Direction:
Omit the pictures and print exactly the lines of the listing below, starting at the first and ending at the line containing "p.outline_line_color = None".

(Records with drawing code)
..............................

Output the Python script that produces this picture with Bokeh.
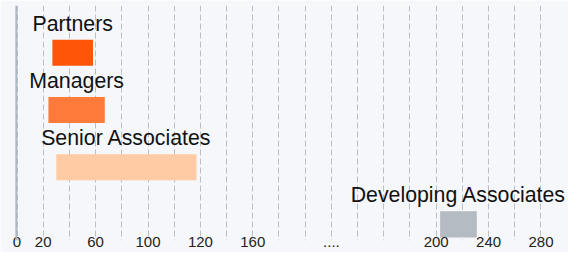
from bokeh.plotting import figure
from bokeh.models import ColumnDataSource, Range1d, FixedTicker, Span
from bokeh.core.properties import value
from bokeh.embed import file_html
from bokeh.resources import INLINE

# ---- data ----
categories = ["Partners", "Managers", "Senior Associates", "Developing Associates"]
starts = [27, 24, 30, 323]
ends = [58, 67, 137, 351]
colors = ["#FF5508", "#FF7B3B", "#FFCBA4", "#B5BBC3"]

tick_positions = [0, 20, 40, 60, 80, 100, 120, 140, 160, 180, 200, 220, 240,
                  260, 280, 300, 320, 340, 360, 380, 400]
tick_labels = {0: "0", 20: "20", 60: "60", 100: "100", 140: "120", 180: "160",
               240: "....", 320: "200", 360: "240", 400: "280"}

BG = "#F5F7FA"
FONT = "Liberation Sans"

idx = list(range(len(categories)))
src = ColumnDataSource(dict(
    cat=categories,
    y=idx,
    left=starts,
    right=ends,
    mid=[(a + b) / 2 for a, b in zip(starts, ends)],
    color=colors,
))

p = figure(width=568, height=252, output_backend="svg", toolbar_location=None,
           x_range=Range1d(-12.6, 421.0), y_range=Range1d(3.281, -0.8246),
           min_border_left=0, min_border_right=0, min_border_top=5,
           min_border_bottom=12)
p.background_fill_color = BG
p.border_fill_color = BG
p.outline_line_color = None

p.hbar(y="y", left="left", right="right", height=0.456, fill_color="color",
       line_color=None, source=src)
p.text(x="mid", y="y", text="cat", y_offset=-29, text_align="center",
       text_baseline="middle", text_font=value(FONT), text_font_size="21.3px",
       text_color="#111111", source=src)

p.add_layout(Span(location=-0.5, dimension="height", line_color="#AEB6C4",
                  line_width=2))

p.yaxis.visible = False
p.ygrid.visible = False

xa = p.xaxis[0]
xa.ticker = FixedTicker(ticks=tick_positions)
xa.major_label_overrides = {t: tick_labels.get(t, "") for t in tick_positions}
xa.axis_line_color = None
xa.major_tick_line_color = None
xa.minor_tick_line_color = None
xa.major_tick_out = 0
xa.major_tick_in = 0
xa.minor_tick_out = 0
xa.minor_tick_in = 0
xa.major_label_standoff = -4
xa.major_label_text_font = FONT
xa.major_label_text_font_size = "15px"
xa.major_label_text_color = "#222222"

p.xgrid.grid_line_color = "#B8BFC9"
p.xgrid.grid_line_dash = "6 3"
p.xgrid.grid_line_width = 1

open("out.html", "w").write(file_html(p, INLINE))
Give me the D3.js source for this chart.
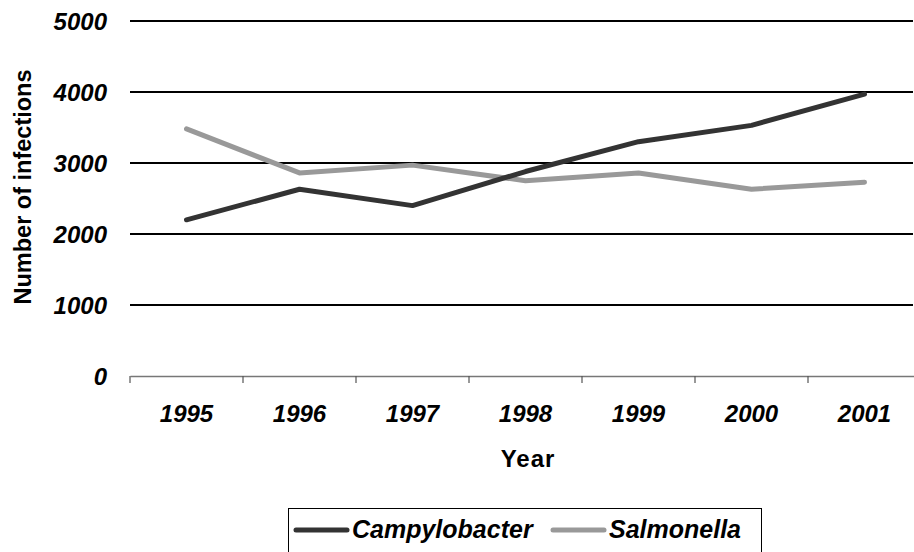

..............................

Written solution:
Output the Python script that produces this picture with Bokeh.
from bokeh.plotting import figure
from bokeh.models import ColumnDataSource, Range1d, FixedTicker, Span
from bokeh.core.properties import value
from bokeh.embed import file_html
from bokeh.resources import INLINE

# ---- data ----
categories = ["Partners", "Managers", "Senior Associates", "Developing Associates"]
starts = [27, 24, 30, 323]
ends = [58, 67, 137, 351]
colors = ["#FF5508", "#FF7B3B", "#FFCBA4", "#B5BBC3"]

tick_positions = [0, 20, 40, 60, 80, 100, 120, 140, 160, 180, 200, 220, 240,
                  260, 280, 300, 320, 340, 360, 380, 400]
tick_labels = {0: "0", 20: "20", 60: "60", 100: "100", 140: "120", 180: "160",
               240: "....", 320: "200", 360: "240", 400: "280"}

BG = "#F5F7FA"
FONT = "Liberation Sans"

idx = list(range(len(categories)))
src = ColumnDataSource(dict(
    cat=categories,
    y=idx,
    left=starts,
    right=ends,
    mid=[(a + b) / 2 for a, b in zip(starts, ends)],
    color=colors,
))

p = figure(width=568, height=252, output_backend="svg", toolbar_location=None,
           x_range=Range1d(-12.6, 421.0), y_range=Range1d(3.281, -0.8246),
           min_border_left=0, min_border_right=0, min_border_top=5,
           min_border_bottom=12)
p.background_fill_color = BG
p.border_fill_color = BG
p.outline_line_color = None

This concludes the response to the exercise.